The Planning and Environment Court of Queensland has dismissed the University of Queensland’s (UQ) legal challenge against the Brisbane City Council’s approval of the WOHA and Architectus-designed apartment tower at 443 Queen Street, Brisbane.
The $375-million, 47-storey luxury riverfront apartment tower, inspired by the local Queenslander vernacular, was approved by Brisbane City Council on 22 December 2015.
Brisbane City Council determined the application was “code assessable,” meaning it did not require public notification. The developer Cbus Property had also applied for transferable development rights or transferable site area (TSA). The little-known mechanism allows a developer to transfer building height potential from heritage sites onto non-heritage sites in the city area. Cbus Property applied to transfer development rights from a heritage-listed property it owns at the corner of Queen and Creek streets onto the property at 443 Queen Street.
The decision to approve angered UQ, which owns and operates the heritage-listed Customs House, neighbouring the development. UQ launched a legal challenge, which began in the Planning and Environment Court of Queensland on 29 January 2016. Its submission to the court claimed the intention of transferable development rights was to protect and preserve heritage sites.
UQ argued the council had “wrongly treated [the application] as being a code assessable,” and the decision to approve the allocation of TSA and the development application as a whole were both “unreasonable.”
In a decision handed down on Friday 22 July, judge William Everson said, “I cannot be satisfied that the Decision Notice is invalid and ought to be set aside. The development application was always code assessable.”
“In any event the assessment of the application together with the application for the transfer of the TSA was conducted lawfully by a delegate operating within the extent of his jurisdiction to assess and determine such applications,” he concluded.
Elizabeth Watson-Brown, a director of Architectus, said the court made the right decision in dismissing the case.
UQ had originally claimed “the provisions of the City Plan 2014 […] states that developments at the site at 443 Queen Street require a 25-metre setback to protect Customs House’s heritage value.”
But Watson-Brown said, “That’s a misunderstanding of the planning scheme. The scheme had alternative solutions,” which included providing more public space.

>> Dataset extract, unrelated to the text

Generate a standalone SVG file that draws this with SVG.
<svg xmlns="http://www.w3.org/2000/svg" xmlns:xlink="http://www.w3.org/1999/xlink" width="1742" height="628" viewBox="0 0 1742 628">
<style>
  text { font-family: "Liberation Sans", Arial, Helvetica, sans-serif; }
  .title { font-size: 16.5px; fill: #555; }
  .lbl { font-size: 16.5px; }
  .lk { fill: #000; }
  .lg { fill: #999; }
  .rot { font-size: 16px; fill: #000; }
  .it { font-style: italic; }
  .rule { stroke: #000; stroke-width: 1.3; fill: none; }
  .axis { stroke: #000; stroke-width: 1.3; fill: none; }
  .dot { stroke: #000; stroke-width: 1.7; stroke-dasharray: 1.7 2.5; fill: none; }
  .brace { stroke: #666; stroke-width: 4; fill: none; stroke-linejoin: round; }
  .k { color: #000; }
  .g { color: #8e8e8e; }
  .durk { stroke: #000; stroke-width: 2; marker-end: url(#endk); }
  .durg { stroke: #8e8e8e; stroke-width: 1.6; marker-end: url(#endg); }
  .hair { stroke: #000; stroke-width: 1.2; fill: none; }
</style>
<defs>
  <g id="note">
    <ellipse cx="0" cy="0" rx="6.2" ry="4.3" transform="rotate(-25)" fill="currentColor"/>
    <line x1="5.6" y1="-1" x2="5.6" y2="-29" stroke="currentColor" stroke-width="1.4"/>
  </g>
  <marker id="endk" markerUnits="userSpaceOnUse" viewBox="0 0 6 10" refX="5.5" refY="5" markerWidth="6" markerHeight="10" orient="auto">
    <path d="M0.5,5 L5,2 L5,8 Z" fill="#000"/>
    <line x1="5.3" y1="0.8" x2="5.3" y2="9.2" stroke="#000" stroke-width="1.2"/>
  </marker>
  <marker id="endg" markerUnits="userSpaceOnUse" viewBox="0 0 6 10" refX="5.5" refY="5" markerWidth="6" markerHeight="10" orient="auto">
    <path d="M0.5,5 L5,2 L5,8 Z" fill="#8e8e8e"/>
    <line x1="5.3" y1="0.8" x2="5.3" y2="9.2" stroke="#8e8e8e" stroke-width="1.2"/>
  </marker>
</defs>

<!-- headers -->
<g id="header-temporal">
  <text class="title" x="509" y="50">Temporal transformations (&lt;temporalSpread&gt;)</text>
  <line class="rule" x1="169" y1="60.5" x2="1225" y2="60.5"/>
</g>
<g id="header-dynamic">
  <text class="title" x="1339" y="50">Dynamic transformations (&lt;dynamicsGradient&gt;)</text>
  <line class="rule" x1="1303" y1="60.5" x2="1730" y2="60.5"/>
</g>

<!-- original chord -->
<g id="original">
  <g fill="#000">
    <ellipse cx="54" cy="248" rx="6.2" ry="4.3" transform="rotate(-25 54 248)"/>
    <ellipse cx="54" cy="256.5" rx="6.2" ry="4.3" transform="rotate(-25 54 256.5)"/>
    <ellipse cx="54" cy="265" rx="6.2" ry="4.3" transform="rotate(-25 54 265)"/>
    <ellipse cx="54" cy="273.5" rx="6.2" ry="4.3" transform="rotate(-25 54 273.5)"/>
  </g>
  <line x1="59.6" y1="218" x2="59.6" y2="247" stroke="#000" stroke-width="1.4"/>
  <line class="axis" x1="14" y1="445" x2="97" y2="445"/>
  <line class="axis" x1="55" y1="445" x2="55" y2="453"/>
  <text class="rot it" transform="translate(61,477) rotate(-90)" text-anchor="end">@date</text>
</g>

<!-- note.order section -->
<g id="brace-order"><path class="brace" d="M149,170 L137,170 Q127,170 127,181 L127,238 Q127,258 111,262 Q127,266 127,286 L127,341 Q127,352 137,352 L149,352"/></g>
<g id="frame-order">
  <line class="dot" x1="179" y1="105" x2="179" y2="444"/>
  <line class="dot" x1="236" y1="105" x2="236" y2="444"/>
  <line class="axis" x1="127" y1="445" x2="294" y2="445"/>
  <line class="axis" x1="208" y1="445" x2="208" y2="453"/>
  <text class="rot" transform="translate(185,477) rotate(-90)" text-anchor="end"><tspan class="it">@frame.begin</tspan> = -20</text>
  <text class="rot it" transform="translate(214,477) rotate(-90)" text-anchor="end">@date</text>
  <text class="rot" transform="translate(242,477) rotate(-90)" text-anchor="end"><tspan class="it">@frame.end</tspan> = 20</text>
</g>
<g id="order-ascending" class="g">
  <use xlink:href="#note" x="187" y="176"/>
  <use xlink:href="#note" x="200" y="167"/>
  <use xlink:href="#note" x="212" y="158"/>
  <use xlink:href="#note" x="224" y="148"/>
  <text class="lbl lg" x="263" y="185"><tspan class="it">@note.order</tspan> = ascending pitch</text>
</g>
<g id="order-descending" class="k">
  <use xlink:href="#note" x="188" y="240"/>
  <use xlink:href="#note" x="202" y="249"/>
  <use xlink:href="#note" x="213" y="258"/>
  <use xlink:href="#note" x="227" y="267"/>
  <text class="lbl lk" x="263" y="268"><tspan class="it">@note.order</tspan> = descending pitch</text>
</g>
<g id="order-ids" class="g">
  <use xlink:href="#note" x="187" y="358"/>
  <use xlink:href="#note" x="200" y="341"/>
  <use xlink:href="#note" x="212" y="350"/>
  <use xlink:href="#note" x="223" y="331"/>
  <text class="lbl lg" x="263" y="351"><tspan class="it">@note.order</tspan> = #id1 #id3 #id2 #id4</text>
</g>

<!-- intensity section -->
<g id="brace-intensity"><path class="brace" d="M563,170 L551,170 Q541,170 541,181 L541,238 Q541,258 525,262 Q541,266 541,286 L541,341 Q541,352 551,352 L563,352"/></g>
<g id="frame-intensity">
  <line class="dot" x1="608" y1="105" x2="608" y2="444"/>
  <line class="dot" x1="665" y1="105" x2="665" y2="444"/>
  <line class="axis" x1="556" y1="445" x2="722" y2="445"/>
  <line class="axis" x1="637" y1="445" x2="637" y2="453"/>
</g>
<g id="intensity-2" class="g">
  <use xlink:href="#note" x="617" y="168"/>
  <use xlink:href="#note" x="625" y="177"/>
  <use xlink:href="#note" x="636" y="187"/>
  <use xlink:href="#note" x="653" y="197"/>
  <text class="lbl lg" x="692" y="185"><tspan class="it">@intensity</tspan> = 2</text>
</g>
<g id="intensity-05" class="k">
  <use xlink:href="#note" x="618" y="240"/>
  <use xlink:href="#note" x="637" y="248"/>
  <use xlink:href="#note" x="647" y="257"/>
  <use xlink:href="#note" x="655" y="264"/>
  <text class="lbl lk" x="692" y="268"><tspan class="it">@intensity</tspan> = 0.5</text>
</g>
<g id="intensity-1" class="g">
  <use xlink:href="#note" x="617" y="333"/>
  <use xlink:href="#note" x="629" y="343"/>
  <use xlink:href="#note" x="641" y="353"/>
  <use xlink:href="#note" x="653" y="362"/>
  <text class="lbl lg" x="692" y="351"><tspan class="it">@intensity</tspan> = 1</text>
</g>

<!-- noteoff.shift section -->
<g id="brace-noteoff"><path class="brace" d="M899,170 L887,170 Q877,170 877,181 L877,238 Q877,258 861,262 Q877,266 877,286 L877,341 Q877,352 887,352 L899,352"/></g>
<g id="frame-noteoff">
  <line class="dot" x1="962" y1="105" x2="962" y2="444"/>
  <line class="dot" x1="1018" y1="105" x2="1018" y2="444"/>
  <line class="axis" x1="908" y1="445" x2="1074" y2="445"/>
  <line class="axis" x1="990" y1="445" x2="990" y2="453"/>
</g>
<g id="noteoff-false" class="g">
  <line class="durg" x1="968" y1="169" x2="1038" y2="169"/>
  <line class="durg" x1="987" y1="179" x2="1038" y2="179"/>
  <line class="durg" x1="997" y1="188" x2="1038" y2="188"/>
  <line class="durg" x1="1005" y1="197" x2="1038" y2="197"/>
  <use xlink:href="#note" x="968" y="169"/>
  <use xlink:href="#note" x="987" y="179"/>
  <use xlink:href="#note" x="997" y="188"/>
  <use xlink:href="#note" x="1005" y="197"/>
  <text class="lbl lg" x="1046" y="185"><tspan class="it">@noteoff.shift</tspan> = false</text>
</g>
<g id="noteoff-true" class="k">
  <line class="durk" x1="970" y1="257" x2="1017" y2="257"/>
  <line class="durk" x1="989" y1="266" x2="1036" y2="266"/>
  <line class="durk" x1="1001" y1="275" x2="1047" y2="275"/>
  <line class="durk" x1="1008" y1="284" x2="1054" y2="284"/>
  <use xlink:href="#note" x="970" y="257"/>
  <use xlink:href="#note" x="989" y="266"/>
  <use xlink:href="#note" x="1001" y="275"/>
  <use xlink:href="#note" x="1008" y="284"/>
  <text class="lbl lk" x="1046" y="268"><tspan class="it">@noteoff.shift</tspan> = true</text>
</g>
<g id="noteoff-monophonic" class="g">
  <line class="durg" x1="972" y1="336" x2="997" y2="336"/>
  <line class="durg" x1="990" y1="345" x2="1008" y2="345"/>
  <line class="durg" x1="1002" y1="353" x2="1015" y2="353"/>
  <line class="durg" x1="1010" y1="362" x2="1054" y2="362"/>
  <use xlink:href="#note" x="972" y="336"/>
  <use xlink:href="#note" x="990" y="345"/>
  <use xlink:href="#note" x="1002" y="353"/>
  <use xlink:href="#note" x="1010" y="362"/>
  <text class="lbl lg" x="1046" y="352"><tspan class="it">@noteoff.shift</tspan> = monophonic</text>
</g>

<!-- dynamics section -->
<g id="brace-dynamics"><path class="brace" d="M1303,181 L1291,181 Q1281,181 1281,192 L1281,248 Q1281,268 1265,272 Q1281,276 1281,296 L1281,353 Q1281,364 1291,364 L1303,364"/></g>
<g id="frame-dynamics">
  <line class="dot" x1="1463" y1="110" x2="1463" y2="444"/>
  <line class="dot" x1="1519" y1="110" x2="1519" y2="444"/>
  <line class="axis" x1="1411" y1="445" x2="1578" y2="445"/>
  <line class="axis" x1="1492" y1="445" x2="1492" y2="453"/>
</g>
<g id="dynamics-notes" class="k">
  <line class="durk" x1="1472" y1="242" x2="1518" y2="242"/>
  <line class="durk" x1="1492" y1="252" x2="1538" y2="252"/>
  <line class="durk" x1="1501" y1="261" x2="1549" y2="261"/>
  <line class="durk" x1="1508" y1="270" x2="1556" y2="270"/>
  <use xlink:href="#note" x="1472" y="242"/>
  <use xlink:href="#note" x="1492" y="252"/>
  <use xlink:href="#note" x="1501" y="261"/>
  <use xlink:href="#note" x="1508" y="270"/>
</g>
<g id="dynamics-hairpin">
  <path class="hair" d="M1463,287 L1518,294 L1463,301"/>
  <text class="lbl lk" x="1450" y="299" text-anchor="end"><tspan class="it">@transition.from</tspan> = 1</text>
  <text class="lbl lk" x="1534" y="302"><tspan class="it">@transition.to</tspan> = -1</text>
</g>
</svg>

“I think the proposal improves the heritage situation with Customs House,” she continued. “It actually creates a very generous public zone that is open and connects the street to the river through our site. The tower sits on piloti – or posts – above the ground plane. It radically opens up views to Customs House, where they are now blocked by the existing solid building.

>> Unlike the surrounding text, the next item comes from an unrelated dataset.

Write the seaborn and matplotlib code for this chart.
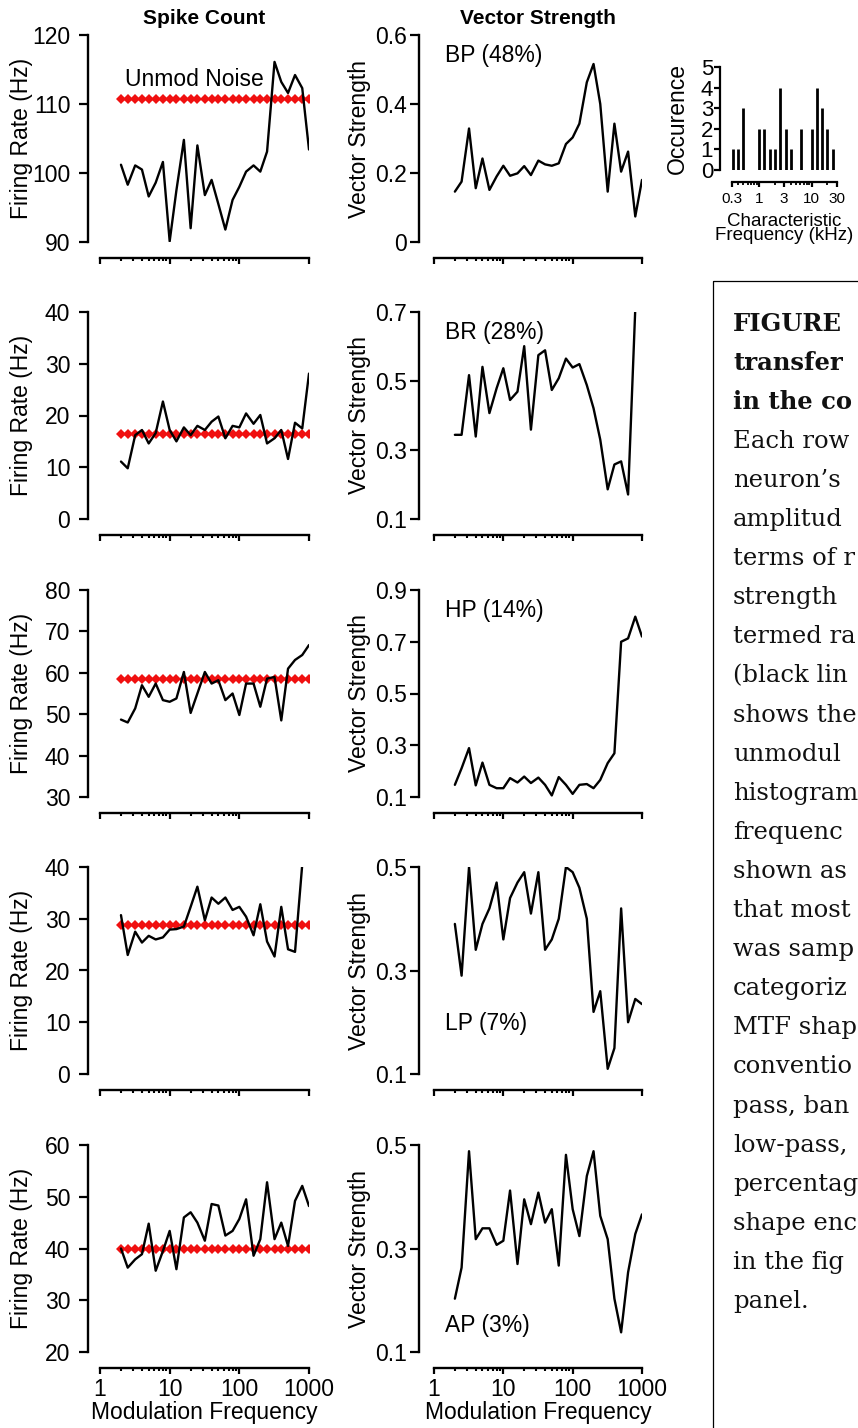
import matplotlib
matplotlib.use("Agg")
import matplotlib.pyplot as plt
from matplotlib.patches import Rectangle
from matplotlib.ticker import FixedLocator, NullFormatter
import seaborn as sns

# ---------------------------------------------------------------- data
mod_freq = [2, 2.5, 3.2, 4, 5, 6.3, 8, 10, 12.5, 16, 20, 25, 32, 40, 50, 63,
            80, 100, 125, 160, 200, 250, 320, 400, 500, 630, 800, 1000]

rate_bp = [101.2, 98.3, 101.1, 100.5, 96.6, 98.6, 101.6, 90.1, 97.5, 104.8,
           92.0, 104.0, 96.8, 99.0, 95.5, 91.8, 96.1, 98.0, 100.2, 101.1,
           100.2, 103.1, 116.1, 113.2, 111.6, 114.2, 112.3, 103.4]
vs_bp = [0.146, 0.175, 0.329, 0.156, 0.242, 0.151, 0.190, 0.221, 0.192, 0.199,
         0.220, 0.194, 0.236, 0.225, 0.221, 0.228, 0.284, 0.303, 0.343, 0.463,
         0.516, 0.400, 0.146, 0.343, 0.204, 0.262, 0.074, 0.180]

rate_br = [11.1, 9.8, 16.2, 17.2, 14.6, 16.6, 22.7, 17.2, 15.0, 17.7,
           16.2, 18.0, 17.2, 18.8, 19.8, 15.6, 18.0, 17.7, 20.4, 18.4,
           20.1, 14.6, 15.6, 17.2, 11.6, 18.6, 17.5, 28.1]
vs_br = [0.344, 0.344, 0.517, 0.339, 0.541, 0.407, 0.479, 0.537, 0.445, 0.469,
         0.601, 0.359, 0.575, 0.589, 0.474, 0.508, 0.565, 0.539, 0.549, 0.488,
         0.421, 0.330, 0.186, 0.258, 0.267, 0.171, 0.710, 0.760]

rate_hp = [48.7, 48.0, 51.4, 57.0, 54.2, 57.4, 53.4, 53.0, 53.8, 60.2,
           50.3, 55.0, 60.2, 57.4, 58.2, 53.4, 55.0, 49.8, 57.4, 57.4,
           51.8, 58.6, 59.0, 48.5, 61.0, 63.1, 64.3, 66.7]
vs_hp = [0.147, 0.211, 0.289, 0.145, 0.233, 0.147, 0.134, 0.134, 0.173, 0.156,
         0.179, 0.154, 0.175, 0.147, 0.106, 0.177, 0.147, 0.112, 0.147, 0.150,
         0.134, 0.166, 0.231, 0.269, 0.700, 0.713, 0.797, 0.720]

rate_lp = [30.7, 23.0, 27.5, 25.4, 26.7, 26.0, 26.4, 27.9, 28.0, 28.5,
           32.3, 36.2, 29.7, 34.1, 32.9, 34.1, 31.7, 32.3, 30.4, 26.8,
           32.8, 25.6, 22.7, 32.3, 24.1, 23.6, 40.5, 44.0]
vs_lp = [0.39, 0.29, 0.50, 0.34, 0.39, 0.42, 0.47, 0.36, 0.44, 0.47,
         0.49, 0.41, 0.49, 0.34, 0.36, 0.40, 0.50, 0.49, 0.46, 0.40,
         0.22, 0.26, 0.11, 0.15, 0.42, 0.20, 0.245, 0.235]

rate_ap = [40.0, 36.3, 37.9, 38.9, 44.8, 35.7, 39.5, 43.4, 36.0, 46.0,
           47.0, 45.0, 41.5, 48.6, 48.3, 42.5, 43.4, 45.7, 49.5, 38.6,
           41.8, 52.8, 41.8, 45.0, 40.5, 49.2, 52.1, 48.2]
vs_ap = [0.203, 0.263, 0.488, 0.318, 0.339, 0.339, 0.307, 0.315, 0.412, 0.270,
         0.395, 0.347, 0.408, 0.350, 0.376, 0.267, 0.481, 0.376, 0.324, 0.440,
         0.488, 0.363, 0.318, 0.203, 0.138, 0.254, 0.328, 0.366]

unmod_rate = [110.7, 16.4, 58.5, 28.8, 40.0]
mtf_labels = ["BP (48%)", "BR (28%)", "HP (14%)", "LP (7%)", "AP (3%)"]

rate_yticks = [[90, 100, 110, 120], [0, 10, 20, 30, 40],
               [30, 40, 50, 60, 70, 80], [0, 10, 20, 30, 40],
               [20, 30, 40, 50, 60]]
vs_yticks = [[0, 0.2, 0.4, 0.6], [0.1, 0.3, 0.5, 0.7],
             [0.1, 0.3, 0.5, 0.7, 0.9], [0.1, 0.3, 0.5], [0.1, 0.3, 0.5]]
vs_yticklabels = [["0", "0.2", "0.4", "0.6"], ["0.1", "0.3", "0.5", "0.7"],
                  ["0.1", "0.3", "0.5", "0.7", "0.9"], ["0.1", "0.3", "0.5"],
                  ["0.1", "0.3", "0.5"]]

x_major = [1, 10, 100, 1000]
x_major_labels = ["1", "10", "100", "1000"]
x_minor = [2, 3, 4, 5, 6, 7, 8, 9, 20, 30, 40, 50, 60, 70, 80, 90]

cf_khz = [0.32, 0.4, 0.5, 1.0, 1.26, 1.58, 2.0, 2.5, 3.2, 4.0, 6.3, 10, 12.6,
          15.8, 20, 25]
cf_count = [1, 1, 3, 2, 2, 1, 1, 4, 2, 1, 2, 2, 4, 3, 2, 1]
cf_major = [0.3, 1, 3, 10, 30]
cf_major_labels = ["0.3", "1", "3", "10", "30"]
cf_minor = [0.4, 0.5, 0.6, 0.7, 0.8, 0.9, 2, 4, 5, 6, 7, 8, 9, 20]

caption_lines = [
    ("FIGURE", "bold"), ("transfer", "bold"), ("in the co", "bold"),
    ("Each row", "normal"), ("neuron\u2019s", "normal"), ("amplitud", "normal"),
    ("terms of r", "normal"), ("strength", "normal"), ("termed ra", "normal"),
    ("(black lin", "normal"), ("shows the", "normal"), ("unmodul", "normal"),
    ("histogram", "normal"), ("frequenc", "normal"), ("shown as", "normal"),
    ("that most", "normal"), ("was samp", "normal"), ("categoriz", "normal"),
    ("MTF shap", "normal"), ("conventio", "normal"), ("pass, ban", "normal"),
    ("low-pass,", "normal"), ("percentag", "normal"), ("shape enc", "normal"),
    ("in the fig", "normal"), ("panel.", "normal"),
]

# ---------------------------------------------------------------- style
sns.set_theme(style="ticks")
plt.rcParams["font.family"] = ["Liberation Sans", "DejaVu Sans"]
plt.rcParams.update({
    "axes.linewidth": 1.6,
    "axes.edgecolor": "black",
    "xtick.color": "black",
    "ytick.color": "black",
    "text.color": "black",
    "axes.labelcolor": "black",
})

W, H, DPI = 858, 1428, 100
FS = 16.5
fig = plt.figure(figsize=(W / DPI, H / DPI), dpi=DPI)
fig.patch.set_facecolor("white")


def add_px_axes(left, top, right, bottom):
    return fig.add_axes([left / W, 1 - bottom / H, (right - left) / W,
                         (bottom - top) / H])


def style_panel(ax, yticks, yticklabels, bottom_row, left_out, ypad):
    ax.set_xscale("log")
    ax.set_xlim(1, 1000)
    ax.set_ylim(yticks[0], yticks[-1])
    ax.set_yticks(yticks)
    ax.set_yticklabels(yticklabels)
    for s in ("top", "right"):
        ax.spines[s].set_visible(False)
    ax.spines["left"].set_position(("outward", left_out))
    ax.spines["bottom"].set_position(("outward", 11.2))
    ax.spines["left"].set_linewidth(1.7)
    ax.spines["bottom"].set_linewidth(1.7)
    ax.xaxis.set_major_locator(FixedLocator(x_major))
    ax.xaxis.set_minor_locator(FixedLocator(x_minor))
    ax.xaxis.set_minor_formatter(NullFormatter())
    if bottom_row:
        ax.set_xticklabels(x_major_labels)
    else:
        ax.set_xticklabels([])
    ax.tick_params(axis="y", which="major", length=6.5, width=1.6,
                   labelsize=FS, pad=ypad, direction="out")
    ax.tick_params(axis="x", which="major", length=4.3, width=1.6,
                   labelsize=FS, pad=3, direction="out")
    ax.tick_params(axis="x", which="minor", length=2.4, width=1.5,
                   direction="out")
    ax.set_xlabel("")
    ax.set_ylabel("")
    ax.set_facecolor("none")
    ax.grid(False)


rate_rows = [rate_bp, rate_br, rate_hp, rate_lp, rate_ap]
vs_rows = [vs_bp, vs_br, vs_hp, vs_lp, vs_ap]
row_tops = [35, 312, 590, 867, 1145]
panel_h = 207

for r in range(5):
    top = row_tops[r]
    bottom = top + panel_h
    bottom_row = r == 4

    # ---- firing rate (spike count) panel
    ax = add_px_axes(100, top, 309, bottom)
    sns.lineplot(x=mod_freq, y=[unmod_rate[r]] * len(mod_freq), ax=ax,
                 color="#f01010", lw=1.0, marker="D", markersize=4.6,
                 markeredgewidth=0, legend=False)
    sns.lineplot(x=mod_freq, y=rate_rows[r], ax=ax, color="black", lw=1.7,
                 legend=False)
    style_panel(ax, rate_yticks[r], [str(v) for v in rate_yticks[r]],
                bottom_row, 8.4, 6.5)
    ax.text(-0.375, 0.5, "Firing Rate (Hz)", transform=ax.transAxes,
            rotation=90, ha="center", va="center", fontsize=FS)
    if r == 0:
        ax.text(0.5, 1.082, "Spike Count", transform=ax.transAxes,
                ha="center", va="center", fontsize=15, fontweight="bold")
        ax.text(0.12, 0.783, "Unmod Noise", transform=ax.transAxes,
                ha="left", va="center", fontsize=FS)
    if bottom_row:
        ax.text(0.5, -61 / panel_h, "Modulation Frequency",
                transform=ax.transAxes, ha="center", va="center", fontsize=FS)

    # ---- vector strength panel
    ax2 = add_px_axes(434, top, 642, bottom)
    sns.lineplot(x=mod_freq, y=vs_rows[r], ax=ax2, color="black", lw=1.7,
                 legend=False)
    style_panel(ax2, vs_yticks[r], vs_yticklabels[r], bottom_row, 10.6, 2.5)
    ax2.text(-0.356, 0.5, "Vector Strength", transform=ax2.transAxes,
             rotation=90, ha="center", va="center", fontsize=FS)
    label_y = 0.90 if r < 3 else (0.245 if r == 3 else 0.13)
    ax2.text(0.053, label_y, mtf_labels[r], transform=ax2.transAxes,
             ha="left", va="center", fontsize=FS)
    if r == 0:
        ax2.text(0.5, 1.082, "Vector Strength", transform=ax2.transAxes,
                 ha="center", va="center", fontsize=15, fontweight="bold")
    if bottom_row:
        ax2.text(0.5, -61 / panel_h, "Modulation Frequency",
                 transform=ax2.transAxes, ha="center", va="center",
                 fontsize=FS)

# ---- characteristic frequency histogram
hax = add_px_axes(731.7, 67, 836.7, 170)
hax.vlines(cf_khz, 0, cf_count, color="black", lw=2.0)
hax.set_xscale("log")
hax.set_xlim(0.3, 30)
hax.set_ylim(0, 5)
hax.set_yticks([0, 1, 2, 3, 4, 5])
hax.set_yticklabels(["0", "1", "2", "3", "4", "5"])
for s in ("top", "right"):
    hax.spines[s].set_visible(False)
hax.spines["left"].set_position(("outward", 8.4))
hax.spines["bottom"].set_position(("outward", 8.6))
hax.xaxis.set_major_locator(FixedLocator(cf_major))
hax.xaxis.set_minor_locator(FixedLocator(cf_minor))
hax.xaxis.set_minor_formatter(NullFormatter())
hax.set_xticklabels(cf_major_labels)
hax.tick_params(axis="y", length=4, width=1.6, labelsize=16, pad=1)
hax.tick_params(axis="x", which="major", length=3.5, width=1.6,
                labelsize=11, pad=4)
hax.tick_params(axis="x", which="minor", length=2, width=1.3)
hax.set_facecolor("none")
hax.text(-0.52, 0.5, "Occurence", transform=hax.transAxes, rotation=90,
         ha="center", va="center", fontsize=FS)
hax.text(0.5, -0.57, "Characteristic\nFrequency (kHz)",
         transform=hax.transAxes, ha="center", va="center", fontsize=13.5,
         linespacing=0.8)

# ---- caption box on the right
cap = fig.add_axes([712 / W, 0, (W - 712) / W, 1])
cap.set_xlim(712, W)
cap.set_ylim(H, 0)
cap.set_axis_off()
cap.add_patch(Rectangle((712.8, 281), 400, 1400, fill=False,
                        edgecolor="black", lw=0.9, clip_on=True))
line_y0, line_step = 324, 39.1
for i, (txt, weight) in enumerate(caption_lines):
    cap.text(733, line_y0 + i * line_step, txt, ha="left", va="center",
             fontsize=17.5, fontweight=weight, family="DejaVu Serif",
             color="#111111", clip_on=True)

fig.savefig("out.png", dpi=DPI, facecolor="white")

“The point that has to be made is that this is, and always has been, a developable site and can take a tower of that height upon it. The alternative to a design like this could well have been a steel and glass tube running right down to the ground.
“But certainly, we as the designers feel we’ve made an enormous effort to make a design that’s appropriate in terms of its adjacency to Customs House and yield very generous public space there. We were very cognisant of the importance of this site in the city as a potential link between river and city.”
ArchitectureAU contacted UQ for comment but at the time of writing, it had not responded.
On Wednesday 20 July, two days before the court decision was handed down, the Queensland government announced it would “reintroduce a state trigger for proposed developments which share a common boundary with a Queensland heritage place, to prevent a repeat of the controversial development next to Customs House approved late last year.
“The Government’s new trigger would have captured the controversial development recently approved by Brisbane City Council on the land adjoining Customs House – a culturally significant piece of Queensland’s history,” said Jacki Trad, Deputy Premier, Minister for Infrastructure, Local Government and Planning and Minister for Trade and Investment.
“This proposal for a 47-storey tower at 443 Queen Street attracted significant criticism from the Heritage Council and protesters who rallied over the lack of public consultation.
“Introducing this new trigger is a further step the government is taking to ensure there is greater scrutiny in the development assessment process, after giving the Queensland Heritage Council a stronger consultative role earlier this year.”
The new regulation would require proposed developments bordering a Queensland heritage place to be referred to the State Assessment and Referral Agency (SARA). The Department of Environment and Heritage Protection will advise on the application as it does with applications on heritage places.
The new regulation is expected to come into effect later this year, following industry consultation.